Flash Fixed Income Report /

Chile: Celulosa Arauco set to issue despite political turmoil

    Rafael Elias
    Rafael Elias

    Director, Latin America Credit

    Tellimer Research
    24 October 2019
    Published by

    Despite the ongoing political turmoil in Chile, Celulosa Arauco y Consstitucion, S.A. (CELARA), one of the world's leading producers of pulp and wood panels (rated Baa3/BBB-/BBB) is set to issue two new "sustainability bonds with 10-year (29 January 2030) and 30-year maturities (29 January 2050), respectively, perhaps as soon as today. 

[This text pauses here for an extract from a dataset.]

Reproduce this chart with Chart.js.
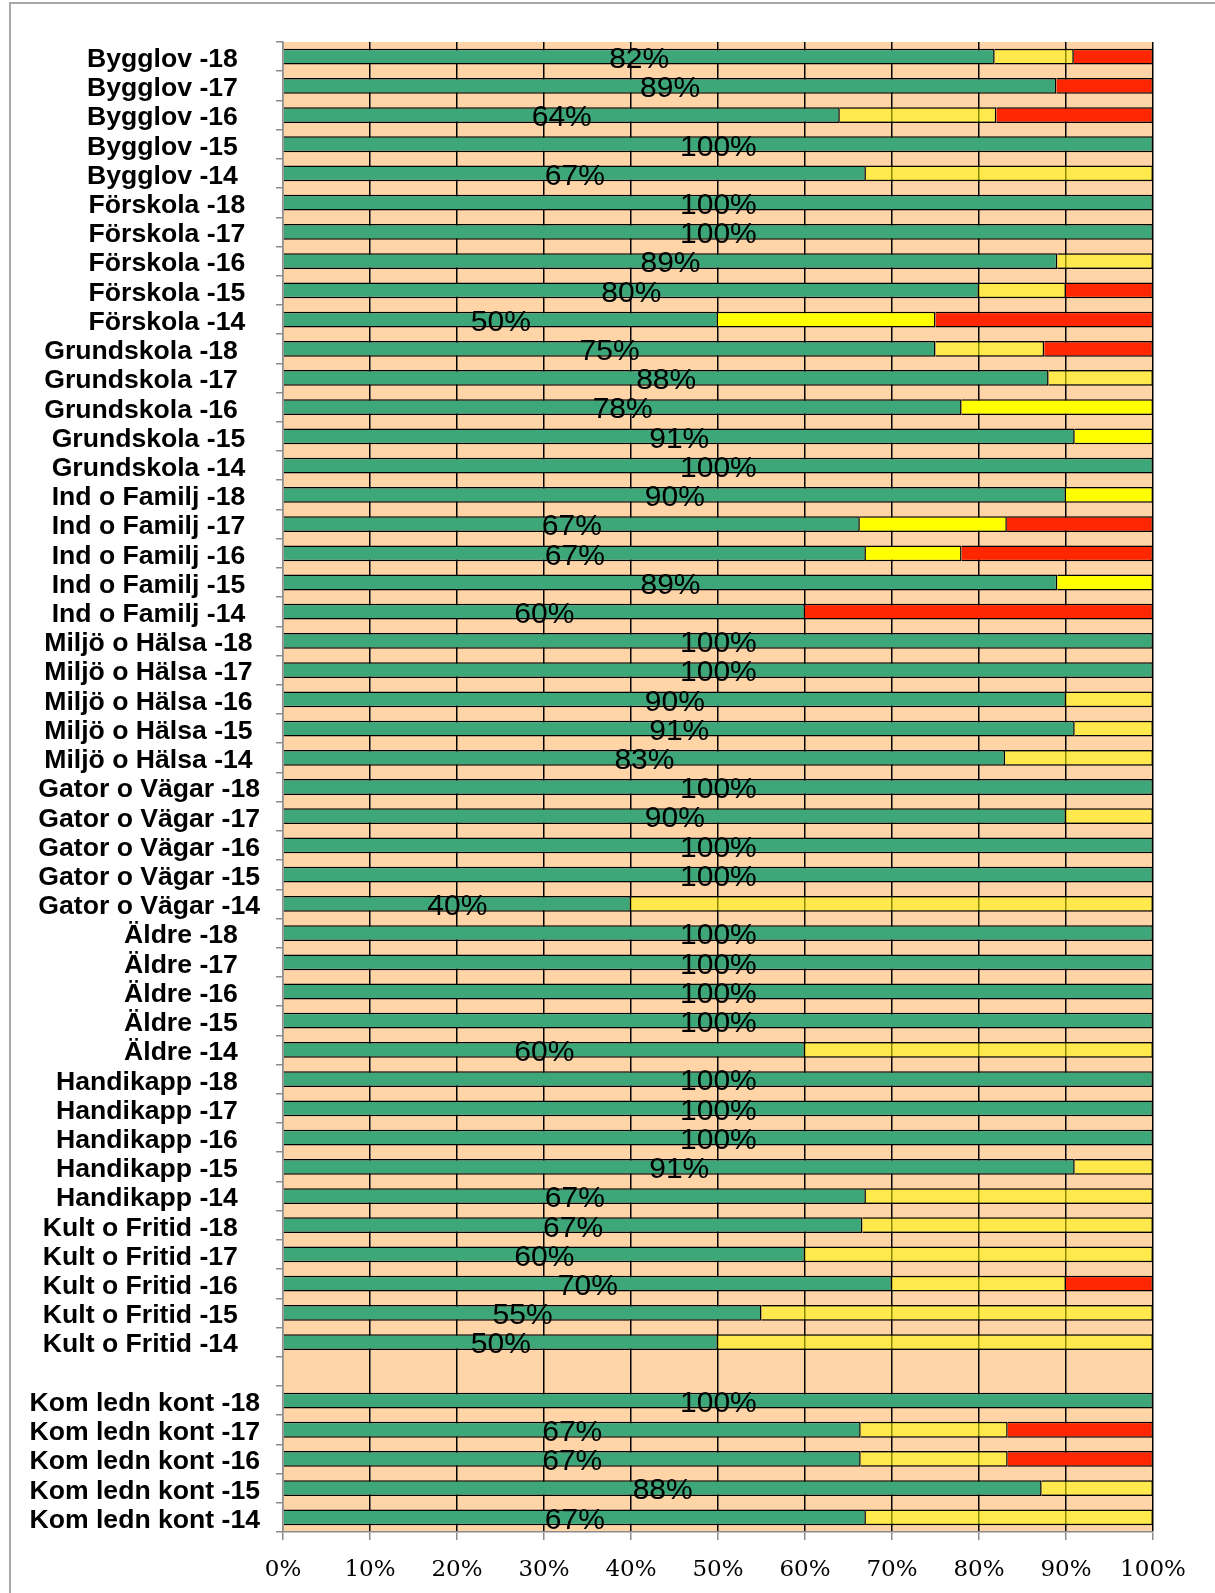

    According to Bloomberg, the proceeds will be used to "finance and refinance, in whole or in part, Eligible Projects of the issuer or any of the issuer's subsidiaries and/or affiliates, in alignment with the four core components of the Green Bond Principles", specifically to:

    1. Finance part of the proposed modernisation and expansion of the company's Arauco pulp mill in the Bío Bío region of Chile (MAPA project);
    2. Pay the purchase price to holders of the company's US$133.909mn (out of an original issue for US$395.786mn) 5.0% bonds due 21 January 2021 and its US$253.311mn (out of an originally issued amount of US$497.456mn) 4.75% bonds due 11 January 2022 that are validly tendered and accepted to be purchased by the issuer pursuant to the terms of the cash tender offers being concurrently conducted by the issuer; and
    3. For other capital management activities and general corporate purposes.

    The company's US$133.909mn 5.0% senior unsecured bonds due 2021 trade at cUS$103.764 (ALLQ) to yield c1.89% (to worst) for a g-spread of 32bps and a z-spread of 19bps;

    Its US$253.311mn, 4.75% senior unsecured bonds due 2022 trade at cUS$104.513 (ALLQ) to yield c2.37% (to worst) for a g-spread of 81bps, and a z-spread of 77bps.

    Initial price guidance (IPG) for the new bonds is:

    • T + 250bps area for the 10-year bonds; and
    • T + 300bps for the 30-year bonds.

    We believe the bonds will price at or close to guidance. Even though these types of bonds are typically well-received by institutional investors, such as local pension funds and "real-money" high-grade funds, the ongoing political noise in Chile could limit the spread tightening from the IPG that usually takes place when order books are robust (as we believe will be the case with these two tranches). 

    Still, we believe the IPG makes these bonds attractive. That said, the characteristics of the potential investor pool could mean that secondary trading will be somewhat light – in our view, initial buyers will be the types that hold to maturity.